Norton Furniture
- Company type: Furniture store
- Headquarters: Cleveland, Ohio, United States
- Key people: Marc Brown
- Products: Furniture

= Norton Furniture =

Furniture store in Cleveland, Ohio

Norton Furniture is a Cleveland-based furniture store that is known across the Internet for its strange and unusual late night television commercials.

Norton Furniture is owned and operated by Marc Brown, who inherited the business from his father in 1995. The store is located in downtown Cleveland on the corner of Payne Avenue and East 21st Street. The store is now out of business and as of 2023 the building owners were involved in a lawsuit.

== Advertising ==
Norton Furniture is widely known for its unorthodox B-Rate commercials, as they have circulated across the Internet on many viral video sites. The commercials are known for their wacky characters and low production value, as well as the spokesperson for Norton Furniture. Brown sports a gray ponytail and glasses, and has an unmistakable quiet, raspy voice, due to physical damage to his throat when he was a child. The tagline of the commercials is "If you can't get credit in my store, you can't get credit anywhere. My name is Marc, and you can count on it!"

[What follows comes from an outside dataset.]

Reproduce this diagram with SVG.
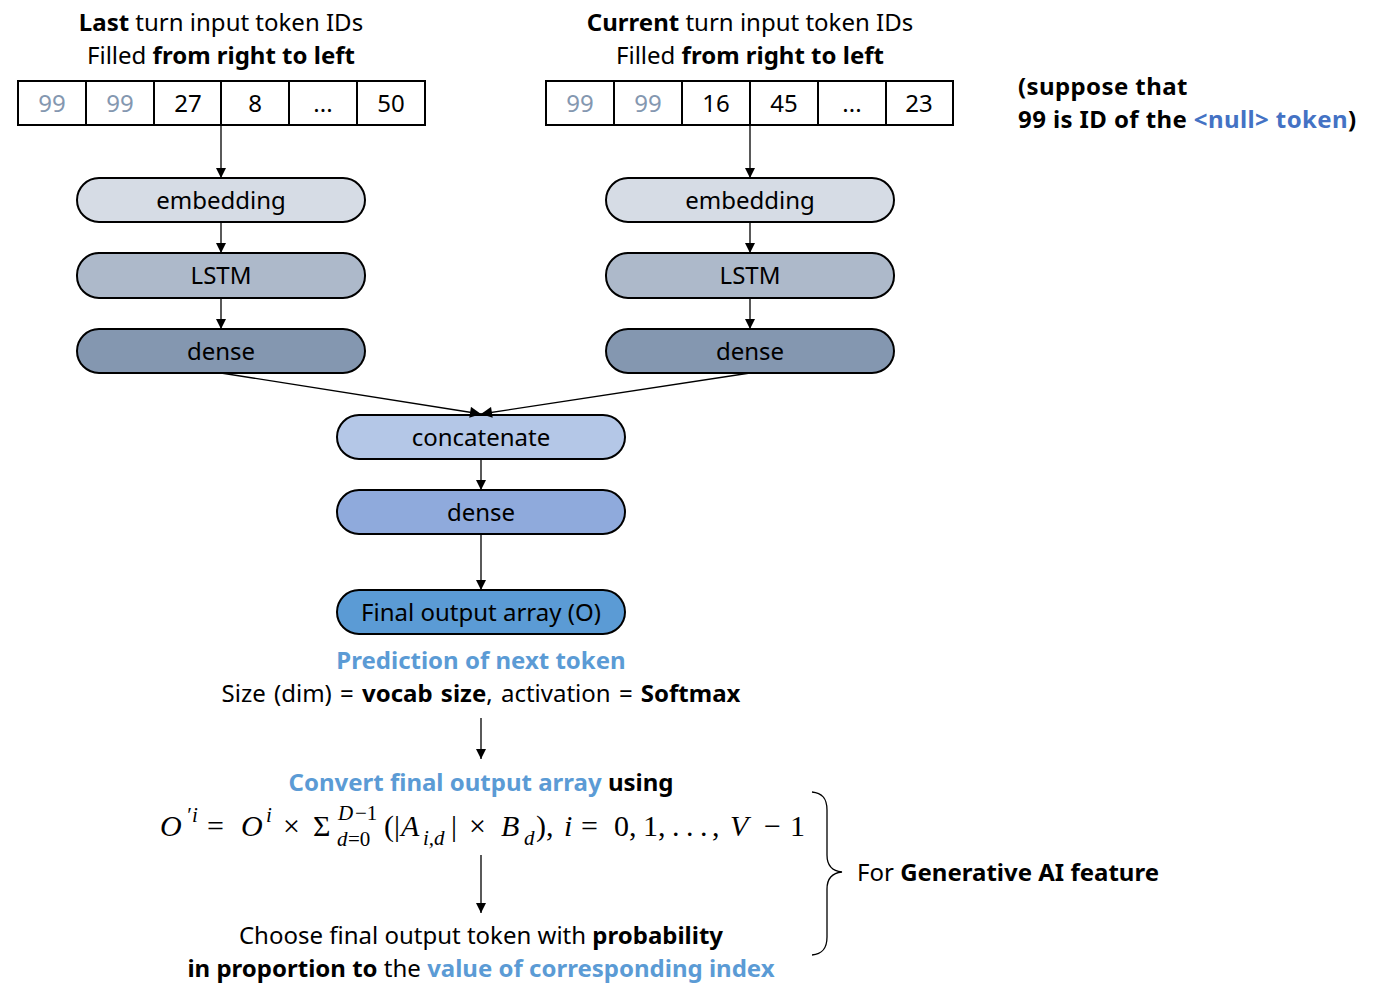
<svg xmlns="http://www.w3.org/2000/svg" width="1380" height="999" viewBox="0 0 1380 999">
<style>
text{font-family:"Noto Sans","Open Sans",sans-serif;font-size:24px;fill:#000}
.c{text-anchor:middle}
.b{font-weight:bold}
.g{fill:#8497b0}
.blue{fill:#5b9bd5}
.dblue{fill:#4472c4}
.cell{fill:#fff;stroke:#000;stroke-width:2}
.node rect{stroke:#000;stroke-width:2}
.m{font-family:"Liberation Serif","DejaVu Serif",serif;font-size:30px}
.mi{font-family:"Liberation Serif","DejaVu Serif",serif;font-size:30px;font-style:italic}
.ms{font-family:"Liberation Serif","DejaVu Serif",serif;font-size:21px;font-style:italic}
.msr{font-family:"Liberation Serif","DejaVu Serif",serif;font-size:21px}
.conn{stroke:#000;stroke-width:1.3;fill:none;marker-end:url(#ah)}
</style>
<defs>
<marker id="ah" viewBox="0 0 10 10" refX="10" refY="5" markerWidth="10" markerHeight="10" markerUnits="userSpaceOnUse" orient="auto"><path d="M0,0L10,5L0,10z" fill="#000"/></marker>
<marker id="ah2" viewBox="0 0 10 10" refX="10" refY="5" markerWidth="13" markerHeight="11" markerUnits="userSpaceOnUse" orient="auto"><path d="M0,0L10,5L0,10z" fill="#000"/></marker>
</defs>
<rect width="1380" height="999" fill="#fff"/>

<g id="left-header">
<text class="c"><tspan x="221" y="31"><tspan class="b">Last</tspan> turn input token IDs</tspan><tspan x="221" y="64">Filled <tspan class="b">from right to left</tspan></tspan></text>
</g>
<g id="left-array">
<rect class="cell" x="18" y="81" width="407" height="44"/>
<path d="M86,81V125M154,81V125M221,81V125M289,81V125M357,81V125" stroke="#000" stroke-width="2"/>
<text class="c g" x="52" y="112">99</text>
<text class="c g" x="120" y="112">99</text>
<text class="c" x="188" y="112">27</text>
<text class="c" x="255" y="112">8</text>
<text class="c" x="323" y="112">...</text>
<text class="c" x="391" y="112">50</text>
</g>

<g id="right-header">
<text class="c"><tspan x="750" y="31"><tspan class="b">Current</tspan> turn input token IDs</tspan><tspan x="750" y="64">Filled <tspan class="b">from right to left</tspan></tspan></text>
</g>
<g id="right-array">
<rect class="cell" x="546" y="81" width="407" height="44"/>
<path d="M614,81V125M682,81V125M750,81V125M818,81V125M886,81V125" stroke="#000" stroke-width="2"/>
<text class="c g" x="580" y="112">99</text>
<text class="c g" x="648" y="112">99</text>
<text class="c" x="716" y="112">16</text>
<text class="c" x="784" y="112">45</text>
<text class="c" x="852" y="112">...</text>
<text class="c" x="919" y="112">23</text>
</g>

<g id="note">
<text class="b" letter-spacing="0.4"><tspan x="1018" y="95">(suppose that</tspan><tspan x="1018" y="128">99 is ID of the <tspan class="dblue">&lt;null&gt; token</tspan>)</tspan></text>
</g>

<g id="l-embedding" class="node"><rect x="77" y="178" width="288" height="44" rx="22" fill="#d6dce5"/><text class="c" x="221" y="209">embedding</text></g>
<g id="l-lstm" class="node"><rect x="77" y="253" width="288" height="45" rx="22" fill="#adb9ca"/><text class="c" x="221" y="284">LSTM</text></g>
<g id="l-dense" class="node"><rect x="77" y="329" width="288" height="44" rx="22" fill="#8497b0"/><text class="c" x="221" y="360">dense</text></g>

<g id="r-embedding" class="node"><rect x="606" y="178" width="288" height="44" rx="22" fill="#d6dce5"/><text class="c" x="750" y="209">embedding</text></g>
<g id="r-lstm" class="node"><rect x="606" y="253" width="288" height="45" rx="22" fill="#adb9ca"/><text class="c" x="750" y="284">LSTM</text></g>
<g id="r-dense" class="node"><rect x="606" y="329" width="288" height="44" rx="22" fill="#8497b0"/><text class="c" x="750" y="360">dense</text></g>

<g id="concatenate" class="node"><rect x="337" y="415" width="288" height="44" rx="22" fill="#b4c7e7"/><text class="c" x="481" y="446">concatenate</text></g>
<g id="c-dense" class="node"><rect x="337" y="490" width="288" height="44" rx="22" fill="#8faadc"/><text class="c" x="481" y="521">dense</text></g>
<g id="final" class="node"><rect x="337" y="590" width="288" height="44" rx="22" fill="#5b9bd5"/><text class="c" x="481" y="621">Final output array (O)</text></g>

<g id="connectors">
<path class="conn" d="M221,125V178"/>
<path class="conn" d="M221,222V253"/>
<path class="conn" d="M221,298V329"/>
<path class="conn" d="M750,125V178"/>
<path class="conn" d="M750,222V253"/>
<path class="conn" d="M750,298V329"/>
<path d="M221,373L481,414" stroke="#000" stroke-width="1.3" fill="none" marker-end="url(#ah2)"/>
<path d="M750,373L481,414" stroke="#000" stroke-width="1.3" fill="none" marker-end="url(#ah2)"/>
<path class="conn" d="M481,459V490"/>
<path class="conn" d="M481,534V590"/>
<path class="conn" d="M481,718V759"/>
<path class="conn" d="M481,855V913"/>
</g>

<g id="prediction">
<text class="c"><tspan class="b blue" x="481" y="669">Prediction of next token</tspan><tspan x="481" y="702" word-spacing="2">Size (dim) = <tspan class="b">vocab size</tspan>, activation = <tspan class="b">Softmax</tspan></tspan></text>
</g>

<g id="convert">
<text class="c" x="481" y="791"><tspan class="b blue">Convert final output array</tspan> <tspan class="b">using</tspan></text>
</g>

<g id="formula">
<text class="mi" x="160" y="836">O</text>
<text class="ms" x="186" y="822">′</text>
<text class="ms" x="192" y="822">i</text>
<text class="m" x="207" y="836">=</text>
<text class="mi" x="241" y="836">O</text>
<text class="ms" x="266" y="822">i</text>
<text class="m" x="283" y="836">×</text>
<text class="m" x="313" y="836">Σ</text>
<text class="ms" x="338" y="820">D</text>
<text class="msr" x="355" y="820">−1</text>
<text class="ms" x="337" y="846">d</text>
<text class="msr" x="348" y="846">=0</text>
<text class="m" x="384" y="836">(|</text>
<text class="mi" x="401" y="836">A</text>
<text class="ms" x="423" y="845">i,d</text>
<text class="m" x="451" y="836">|</text>
<text class="m" x="469" y="836">×</text>
<text class="mi" x="501" y="836">B</text>
<text class="ms" x="524" y="845">d</text>
<text class="m" x="536" y="836">),</text>
<text class="mi" x="564" y="836">i</text>
<text class="m" x="581" y="836">=</text>
<text class="m" x="614" y="836">0,</text>
<text class="m" x="643" y="836">1,</text>
<text class="m" x="672" y="836">.</text>
<text class="m" x="686" y="836">.</text>
<text class="m" x="700" y="836">.</text>
<text class="m" x="712" y="836">,</text>
<text class="mi" x="730" y="836">V</text>
<text class="m" x="764" y="836">−</text>
<text class="m" x="790" y="836">1</text>
</g>

<g id="choose">
<text class="c"><tspan x="481" y="944">Choose final output token with <tspan class="b">probability</tspan></tspan><tspan x="481" y="977"><tspan class="b">in proportion to</tspan> the <tspan class="b blue">value of corresponding index</tspan></tspan></text>
</g>

<g id="brace">
<path d="M812,792C822,793 827,798 827,810V855C827,866 832,871 842,872C832,873 827,878 827,889V937C827,949 822,954 812,955" stroke="#000" stroke-width="1.3" fill="none"/>
<text x="857" y="881">For <tspan class="b">Generative AI feature</tspan></text>
</g>
</svg>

Common elements include local actors as well as mannequins to which he often delivers his spiel, and a comedic skit structure.

The commercials have been featured on MTV's viral video show and several late-night television programs, and were among the local TV programs which were awarded "Best of All Time" (2007) in the Cleveland Free Times.

Brown participated in the 2010 campaign to keep LeBron James in Cleveland, by appearing in the Please Stay LeBron video organized by local comedian Mike Polk.

To announce the quesalupa, Taco Bell featured Marc Brown in a regional Super Bowl 50 commercial.